Wednesday, August 28, 2013

search for simplicity

It's the height of rainy season. There have been steady rainfalls on most days, interwoven with sunny hours. Everything in the house and outside feels clammy. It is our wettest month of the year.

The last two days the boys (with Alana joining them most of the time) have spent almost all their waking ours digging in a mud hole. They have gone from discovering a long lost Ancient Egyptian grave to making tar to building walls to defending their castle with mud bombs. They jump into puddles, are covered in mud and are discovering the great outdoors. I love to listen in on their conversations while at play, catching a glimpse of the magical world of their imagination. I love how they interweave what we have been studying at school with all that they do in the great outdoors. How it becomes an integral part of who they are right now. I love the growth of their relationships with each other, seeing how they interact and how their personalities shine through.

I often dream of an old farmhouse, lots of space, green hills, changing seasons, living off the land, a closer connection to nature and a more simple and quiet and peaceful life, away from the noise and busyness and smells of the city.

So I am thankful for rainy days and mud holes and the freedom the kids have to be outdoors, to connect with the here and now. It may not be an old farmhouse and my garden so far has not yielded much fruit. But this is the day that the Lord has made and it is a gift to be enjoyed and received and savored. This is the here and now, my present reality. And I am grateful.

Note: This was written about two weeks ago. I wanted to add a picture of muddy faces but you'll just have to imagine those for now. :)

Like a thief in the night

Last week, somebody climbed up to our balcony at night, entered into our house through the screen door, walked into our bedroom and stole, among other things, my laptop and David's super new phone that he had saved up for.

This is the first time we have had things stolen from this house and the first time ever to experience a break-in. That in itself is something I am so grateful for.

I am also grateful that we all slept soundly, that none of the kids woke up and stumbled into him (or her) on their way to the bathroom. We have since heard that the incidents of armed robbery are increasing and for all I know there might have been a gun in our house that night. Things could have been a lot worse.

Still, to know that someone came into our 'holy of holies', our bedroom, one of the most private rooms in a house and walked right up next to our bed and helped himself (or herself) to our possessions has brought along a wealth of extremely varied emotions and thoughts.

Since then, almost a week has passed. I am learning to let go. Let go of the monetary loss. Let go of work that has gone lost. Let go of memories in the form of pictures and videos. It is, after all, just a thing and I won't tie my heart to a thing. The memories are stored. They are part of me. The work can be redone. The thing can be replaced eventually.

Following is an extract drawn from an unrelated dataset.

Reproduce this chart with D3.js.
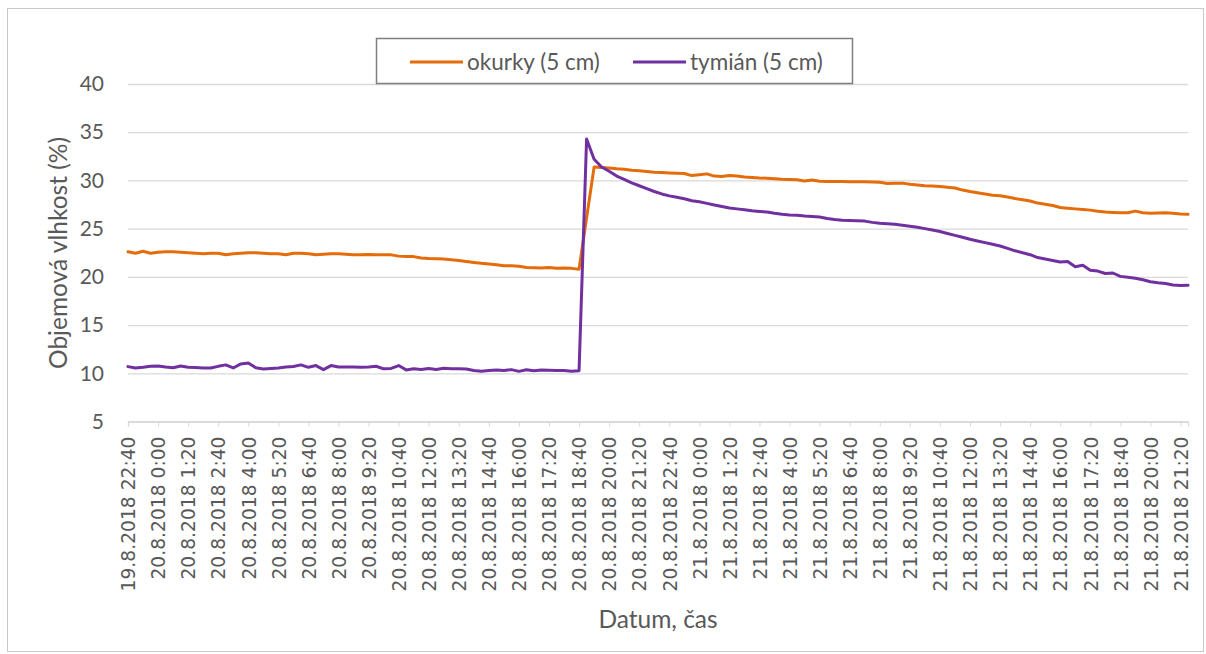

Letting go of that 'feeling' has been harder. At times I'll climb the stairs and think of this stranger's feet touching the exact same steps. I look at the screen door that stood ajar in the morning as I woke up and remember those first moments of realization. I replay all I remember of the last week in my mind and try not to blame or suspect anyone.

It is amazing how this incident can rob you of all joy and take the wind out of your sails. Just when things were starting to look up after a challenging start back to life here it's like a blow to your stomach that leaves you struggling for air.

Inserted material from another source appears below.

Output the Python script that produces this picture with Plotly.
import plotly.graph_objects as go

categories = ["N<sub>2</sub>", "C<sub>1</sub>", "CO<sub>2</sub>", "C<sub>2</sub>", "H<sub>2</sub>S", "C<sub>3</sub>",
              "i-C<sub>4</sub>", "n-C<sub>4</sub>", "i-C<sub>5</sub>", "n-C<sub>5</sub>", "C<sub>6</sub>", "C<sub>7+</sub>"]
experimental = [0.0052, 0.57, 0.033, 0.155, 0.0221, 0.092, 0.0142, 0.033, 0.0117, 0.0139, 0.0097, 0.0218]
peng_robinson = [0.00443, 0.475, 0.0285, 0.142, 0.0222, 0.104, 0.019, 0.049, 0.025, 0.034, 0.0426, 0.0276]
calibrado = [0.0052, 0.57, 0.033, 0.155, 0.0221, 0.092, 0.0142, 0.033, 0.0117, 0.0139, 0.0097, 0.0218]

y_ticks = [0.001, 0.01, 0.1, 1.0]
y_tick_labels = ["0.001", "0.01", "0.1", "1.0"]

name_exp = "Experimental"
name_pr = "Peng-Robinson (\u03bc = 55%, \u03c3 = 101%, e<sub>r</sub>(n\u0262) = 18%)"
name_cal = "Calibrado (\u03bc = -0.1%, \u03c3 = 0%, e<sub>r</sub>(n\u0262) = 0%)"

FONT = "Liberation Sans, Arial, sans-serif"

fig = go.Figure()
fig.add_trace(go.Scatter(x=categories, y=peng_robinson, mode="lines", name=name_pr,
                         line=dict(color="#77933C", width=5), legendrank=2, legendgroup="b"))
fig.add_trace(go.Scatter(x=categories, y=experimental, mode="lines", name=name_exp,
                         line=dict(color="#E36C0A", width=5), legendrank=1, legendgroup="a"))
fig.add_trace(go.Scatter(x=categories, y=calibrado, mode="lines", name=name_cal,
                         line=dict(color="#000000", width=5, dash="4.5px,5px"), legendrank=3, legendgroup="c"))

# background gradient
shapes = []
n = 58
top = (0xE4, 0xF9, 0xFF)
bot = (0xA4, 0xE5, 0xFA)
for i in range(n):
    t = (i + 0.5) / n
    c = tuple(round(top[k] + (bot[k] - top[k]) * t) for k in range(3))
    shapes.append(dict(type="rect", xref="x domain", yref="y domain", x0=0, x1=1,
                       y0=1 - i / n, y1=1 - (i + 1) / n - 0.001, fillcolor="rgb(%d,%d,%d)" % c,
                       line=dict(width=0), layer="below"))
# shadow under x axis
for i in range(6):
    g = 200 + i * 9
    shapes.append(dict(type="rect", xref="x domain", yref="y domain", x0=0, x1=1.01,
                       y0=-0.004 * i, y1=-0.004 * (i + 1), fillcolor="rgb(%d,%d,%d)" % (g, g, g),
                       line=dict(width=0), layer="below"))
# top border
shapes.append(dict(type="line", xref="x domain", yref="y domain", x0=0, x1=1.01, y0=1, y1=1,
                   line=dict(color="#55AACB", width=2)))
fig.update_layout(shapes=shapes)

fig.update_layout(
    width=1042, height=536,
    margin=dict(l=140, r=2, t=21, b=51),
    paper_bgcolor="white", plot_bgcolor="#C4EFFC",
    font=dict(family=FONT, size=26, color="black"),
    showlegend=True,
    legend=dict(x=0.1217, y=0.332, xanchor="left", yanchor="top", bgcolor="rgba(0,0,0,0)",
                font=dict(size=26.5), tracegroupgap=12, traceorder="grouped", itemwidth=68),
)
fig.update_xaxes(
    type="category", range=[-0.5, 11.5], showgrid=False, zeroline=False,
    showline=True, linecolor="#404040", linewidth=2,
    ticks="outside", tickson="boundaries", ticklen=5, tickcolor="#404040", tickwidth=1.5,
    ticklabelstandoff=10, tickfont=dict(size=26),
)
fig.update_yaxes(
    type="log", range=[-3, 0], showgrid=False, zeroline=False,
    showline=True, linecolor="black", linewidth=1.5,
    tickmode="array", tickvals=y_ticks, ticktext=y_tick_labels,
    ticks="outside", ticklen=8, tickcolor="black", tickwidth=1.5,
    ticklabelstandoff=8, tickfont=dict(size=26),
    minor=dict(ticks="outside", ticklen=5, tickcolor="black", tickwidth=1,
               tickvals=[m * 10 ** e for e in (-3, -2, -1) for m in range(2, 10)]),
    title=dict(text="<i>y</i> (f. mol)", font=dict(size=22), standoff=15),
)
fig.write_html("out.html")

Again I have that choice. To not be robbed again. I may have been robbed physically and materially. But I will not let myself be robbed of joy as well. I don't want to be governed by fear.

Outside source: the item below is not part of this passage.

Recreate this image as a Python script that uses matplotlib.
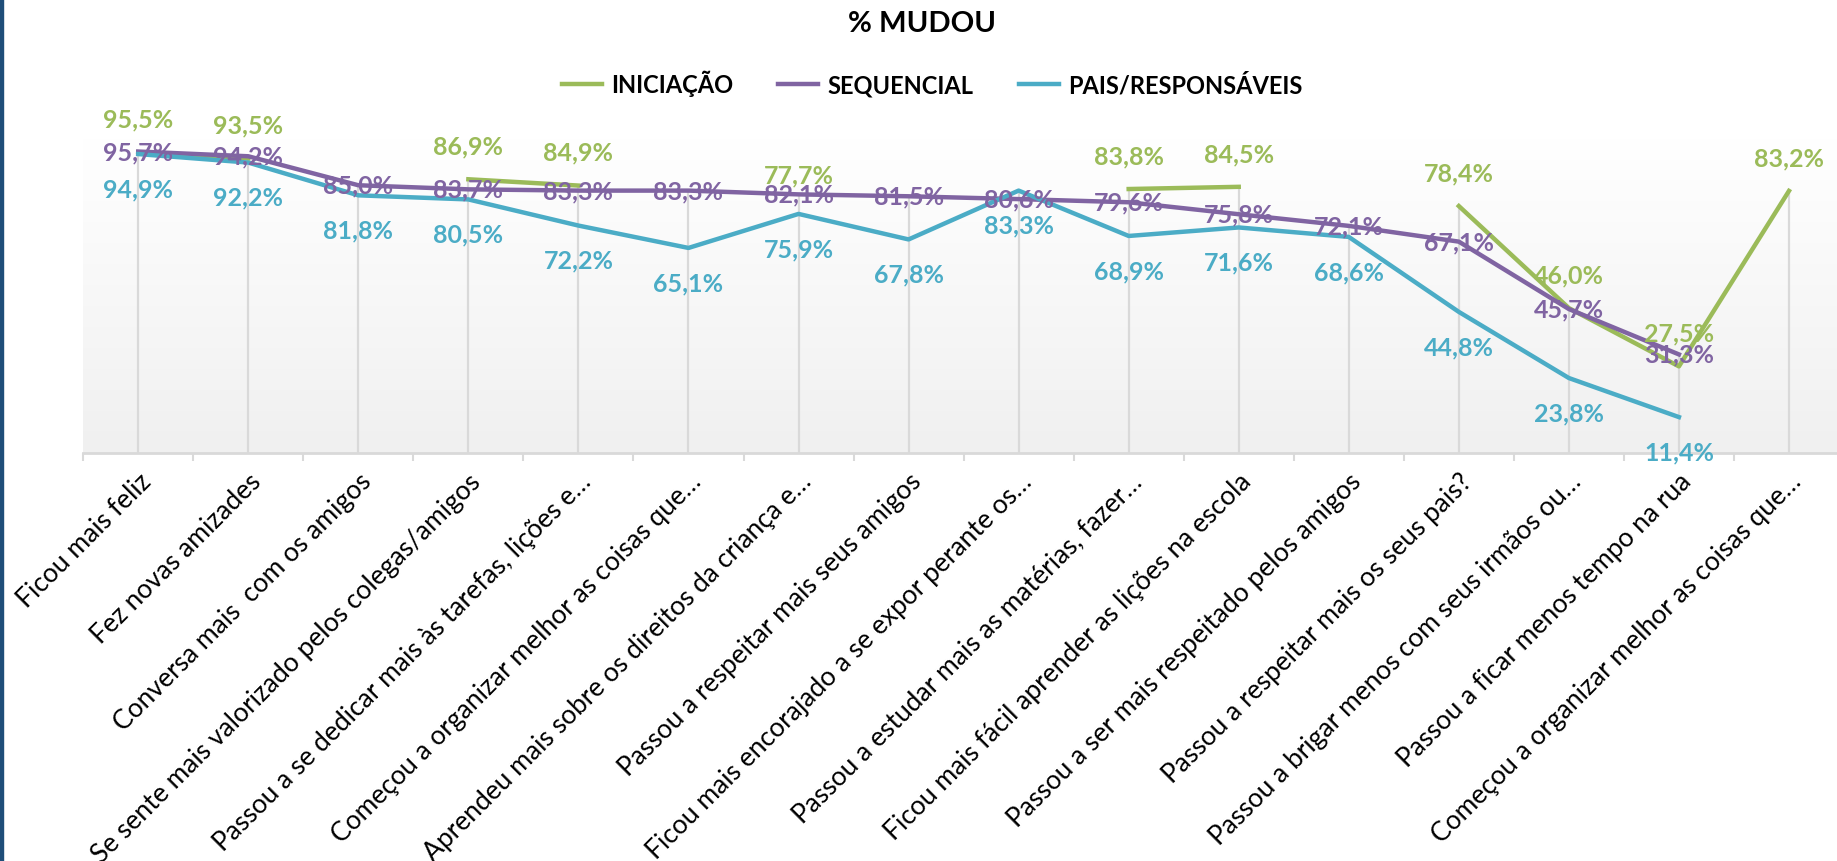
import numpy as np
import matplotlib
matplotlib.use("Agg")
import matplotlib.pyplot as plt
from matplotlib.lines import Line2D
from matplotlib.colors import LinearSegmentedColormap
from matplotlib.patches import Rectangle

plt.rcParams['font.family'] = ['Lato', 'DejaVu Sans']

# === data ===
categories = [
    "Ficou mais feliz",
    "Fez novas amizades",
    "Conversa mais  com os amigos",
    "Se sente mais valorizado pelos colegas/amigos",
    "Passou a se dedicar mais às tarefas, lições e…",
    "Começou a organizar melhor as coisas que…",
    "Aprendeu mais sobre os direitos da criança e…",
    "Passou a respeitar mais seus amigos",
    "Ficou mais encorajado a se expor perante os…",
    "Passou a estudar mais as matérias, fazer…",
    "Ficou mais fácil aprender as lições na escola",
    "Passou a ser mais respeitado pelos amigos",
    "Passou a respeitar mais os seus pais?",
    "Passou a brigar menos com seus irmãos ou…",
    "Passou a ficar menos tempo na rua",
    "Começou a organizar melhor as coisas que…",
]
nan = np.nan
iniciacao = [95.5, 93.5, nan, 86.9, 84.9, nan, 77.7, nan, nan, 83.8, 84.5, nan, 78.4, 46.0, 27.5, 83.2]
sequencial = [95.7, 94.2, 85.0, 83.7, 83.3, 83.3, 82.1, 81.5, 80.6, 79.6, 75.8, 72.1, 67.1, 45.7, 31.3, nan]
pais = [94.9, 92.2, 81.8, 80.5, 72.2, 65.1, 75.9, 67.8, 83.3, 68.9, 71.6, 68.6, 44.8, 23.8, 11.4, nan]

series_names = ["INICIAÇÃO", "SEQUENCIAL", "PAIS/RESPONSÁVEIS"]
colors = ["#9BBB59", "#8064A2", "#4BACC6"]

W, H = 1837, 862
fig = plt.figure(figsize=(W / 100, H / 100), dpi=100)
fig.patch.set_facecolor('white')

# left edge bar
fig.patches.append(Rectangle((0, 0), 3 / W, 1, transform=fig.transFigure,
                             color='#1F4E79', zorder=10))

ax_left, ax_right, ax_top, ax_bot = 83.2, 1844, 139, 454
ax = fig.add_axes([ax_left / W, 1 - ax_bot / H, (ax_right - ax_left) / W, (ax_bot - ax_top) / H])

x = np.arange(len(categories))
ax.set_xlim(-0.5, len(categories) - 0.5)
ax.set_ylim(0, 100)

# gradient plot area
grad = np.linspace(0, 1, 256).reshape(-1, 1)
cmap = LinearSegmentedColormap.from_list('bg', ['#ffffff', '#f0f0f0'])
ax.imshow(grad, cmap=cmap, extent=[-0.5, len(categories) - 0.5, 0, 100],
          aspect='auto', zorder=0)

# drop lines from the highest point of each category
all_vals = np.array([iniciacao, sequencial, pais], dtype=float)
tops = np.nanmax(all_vals, axis=0)
ax.vlines(x, 0, tops, color='#d9d9d9', lw=1.6, zorder=1)

for vals, c in zip([iniciacao, sequencial, pais], colors):
    ax.plot(x, vals, color=c, lw=3.2, zorder=2)

def fmt(v):
    return f"{v:.1f}".replace('.', ',') + '%'

offsets = [24, 0, -25]
for vals, c, off in zip([iniciacao, sequencial, pais], colors, offsets):
    for i, v in enumerate(vals):
        if np.isnan(v):
            continue
        ax.annotate(fmt(v), (i, v), xytext=(0, off), textcoords='offset points',
                    ha='center', va='center', color=c, fontsize=18,
                    fontweight='bold', annotation_clip=False, zorder=5)

for s in ['left', 'right', 'top']:
    ax.spines[s].set_visible(False)
ax.spines['bottom'].set_color('#d9d9d9')
ax.spines['bottom'].set_linewidth(2)
ax.set_yticks([])

ax.set_xticks(x)
ax.set_xticklabels(categories, rotation=45, ha='right', va='top',
                   rotation_mode='anchor', fontsize=19)
ax.tick_params(axis='x', which='major', length=0, pad=11)
ax.set_xticks(np.arange(-0.5, len(categories), 1), minor=True)
ax.tick_params(axis='x', which='minor', length=6, width=1.5, color='#d9d9d9')

fig.text(922 / W, 1 - 24 / H, '% MUDOU', ha='center', va='center',
         fontsize=21, fontweight='bold')

handles = [Line2D([0], [0], color=c, lw=3.2) for c in colors]
fig.legend(handles, series_names, loc='center', bbox_to_anchor=(932 / W, 1 - 84 / H),
           ncol=3, frameon=False, handlelength=1.7, handletextpad=0.4,
           columnspacing=1.9, prop={'weight': 'bold', 'size': 17})

fig.savefig('out.png', dpi=100)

The words of Jesus come to my mind:

 "Watch therefore, for you do not know on what day your Lord is coming. But know this, that if the householder had known in what part of the night the thief was coming, he would have watched and would not have let his house be broken into. Therefore you also must be ready; for the Son of man is coming at an hour you do not expect." Matthew 23:42-44

Jesus will come like a thief in the night. Our feeling of security and safety led to slackness on our part. We got less careful and a little lazy. Every day I have that choice of how I want to live my life. I want to finish strong, not become complacent. Not rob myself of joy by focusing on all that could be better. I want to be ready and watchful and mindful and go through each day with an open heart and open eyes and open hands. Live each day fully. Filled with a lot of laughter. And ice - cream.